The story is much the same with mobile. Canada outperforms Europe there as well. Coverage by 5G mobile stands at 41% while in Canada on the same baseline it is 91.3% and LTE-A is 97.8%. These advantages will be key differentiators to exploit if we seriously aspire to resolving our serious underperformance in productivity.
It was with this context in mind that I listened to a variety of MPs last week at Industry Committee badgering and berating the CEOs of the three largest Canadian communications companies with trivialities and populist banalities. One MP seemed flabbergasted that in Windsor, Ontario from time to time his Wife's mobile device is detected by a Detroit wireless tower and she is mistakenly billed for roaming in the United States (as a person who grew up along the Niagara River, I assure you this happens there too).
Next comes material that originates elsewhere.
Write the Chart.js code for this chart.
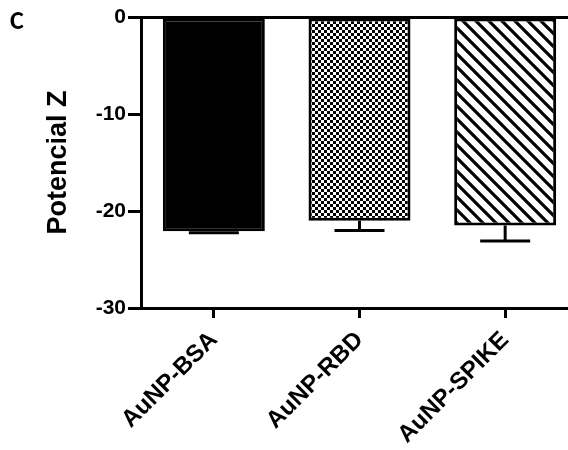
<!DOCTYPE html>
<html>
<head>
<meta charset="utf-8">
<script src="https://cdn.jsdelivr.net/npm/chart.js@4.4.1/dist/chart.umd.min.js"></script>
<style>
  html, body { margin: 0; padding: 0; background: #fff; overflow: hidden; }
  #wrap { width: 580px; height: 450px; }
</style>
</head>
<body>
<div id="wrap"><canvas id="zetaChart" width="580" height="450"></canvas></div>
<script>
// data
const categories = ['AuNP-BSA', 'AuNP-RBD', 'AuNP-SPIKE'];
const zetaValues = [-22.1, -21.0, -21.5];
const zetaErrors = [0.15, 1.0, 1.6];
const yTicks = [0, -10, -20, -30];

const FONT = 'Liberation Sans, Arial, sans-serif';

function checkerPattern() {
    var c = document.createElement('canvas');
    c.width = 6; c.height = 6;
    var g = c.getContext('2d');
    g.fillStyle = '#fff';
    g.fillRect(0, 0, 6, 6);
    g.fillStyle = '#000';
    g.fillRect(0, 0, 3, 3);
    g.fillRect(3, 3, 3, 3);
    return g.createPattern(c, 'repeat');
}

function stripePattern() {
    var s = 13;
    var c = document.createElement('canvas');
    c.width = s; c.height = s;
    var g = c.getContext('2d');
    g.fillStyle = '#fff';
    g.fillRect(0, 0, s, s);
    g.strokeStyle = '#000';
    g.lineWidth = 3.2;
    // "\" direction stripes
    g.beginPath();
    g.moveTo(-s, 0); g.lineTo(s, 2 * s);
    g.moveTo(0, 0); g.lineTo(s, s);
    g.moveTo(0, -s); g.lineTo(2 * s, s);
    g.stroke();
    return g.createPattern(c, 'repeat');
}

const fills = ['#000', checkerPattern(), stripePattern()];

// error bars below each bar (mean - sd)
const errorBars = {
    id: 'errorBars',
    afterDatasetsDraw(chart) {
        const ctx = chart.ctx;
        const yScale = chart.scales.y;
        const meta = chart.getDatasetMeta(0);
        ctx.save();
        ctx.strokeStyle = '#000';
        ctx.lineWidth = 3;
        meta.data.forEach(function (bar, i) {
            var y0 = yScale.getPixelForValue(zetaValues[i]);
            var y1 = yScale.getPixelForValue(zetaValues[i] - zetaErrors[i]);
            ctx.beginPath();
            ctx.moveTo(bar.x, y0);
            ctx.lineTo(bar.x, y1);
            ctx.moveTo(bar.x - 25, y1);
            ctx.lineTo(bar.x + 25, y1);
            ctx.stroke();
        });
        ctx.restore();
    }
};

// panel letter
const panelLabel = {
    id: 'panelLabel',
    afterDraw(chart) {
        const ctx = chart.ctx;
        ctx.save();
        ctx.fillStyle = '#000';
        ctx.font = 'bold 26px Carlito, Calibri, ' + FONT;
        ctx.textBaseline = 'alphabetic';
        ctx.fillText('C', 10, 29);
        ctx.restore();
    }
};

const config = {
    type: 'bar',
    data: {
        labels: categories,
        datasets: [{
            data: zetaValues,
            backgroundColor: fills,
            borderColor: '#000',
            borderWidth: 3,
            borderSkipped: false,
            categoryPercentage: 1,
            barPercentage: 0.70
        }]
    },
    options: {
        responsive: false,
        animation: false,
        layout: { padding: { top: 17, right: 2, left: 0, bottom: 0 } },
        plugins: {
            legend: { display: false },
            tooltip: { enabled: false }
        },
        scales: {
            x: {
                afterFit: function (scale) { scale.height = 142; },
                border: { display: true, color: '#000', width: 3 },
                grid: {
                    offset: false,
                    drawOnChartArea: false,
                    color: '#000',
                    tickColor: '#000',
                    lineWidth: 3,
                    tickLength: 10
                },
                ticks: {
                    color: '#000',
                    minRotation: 45,
                    maxRotation: 45,
                    padding: 8,
                    font: { family: FONT, size: 24, weight: 'bold' }
                }
            },
            y: {
                min: -30,
                max: 0,
                afterFit: function (scale) { scale.width = 141; },
                afterBuildTicks: function (scale) {
                    scale.ticks = yTicks.map(function (v) { return { value: v }; });
                },
                border: { display: true, color: '#000', width: 3 },
                grid: {
                    color: function (c) { return c.tick && c.tick.value === 0 ? '#000' : 'rgba(0,0,0,0)'; },
                    tickColor: '#000',
                    lineWidth: 3,
                    tickLength: 13
                },
                ticks: {
                    color: '#000',
                    padding: 2,
                    font: { family: FONT, size: 21, weight: 'bold' }
                },
                title: {
                    display: true,
                    text: 'Potencial Z',
                    color: '#000',
                    padding: { top: 42, bottom: 0 },
                    font: { family: FONT, size: 27, weight: 'bold' }
                }
            }
        }
    },
    plugins: [errorBars, panelLabel]
};

new Chart(document.getElementById('zetaChart'), config);
</script>
</body>
</html>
However, he simply wouldn't accept that all you have to do is call in and they will be reversed. He must be extremely frustrated when fishing in the Detroit River (do not do this) to catch an American fish and not a Canadian one (why are they allowed to swim back and forth across the border like that?). Another MP seemed incapable of understanding what ARPU is or of accepting it is not synonymous with price. They seemed most concerned about recently announced job losses and capital investment reductions but wouldn't acknowledge that most of these were related to competitive intensity, unfavourable and unhelpful regulatory decisions. Rather than viewing these as canaries in the coal mine these MPs seem intent on pushing for reforms that would take us back to the 1990s and squander all of the gains and advantages we have. So, when those MPs decide on how to answer the study they are supposedly undertaking, they should reflect on the successes that Canadians enjoy from the extensive and world class digital infrastructure we have and not slavishly follow their party lines or recite the worn political messages they have been given. Canadians deserve better.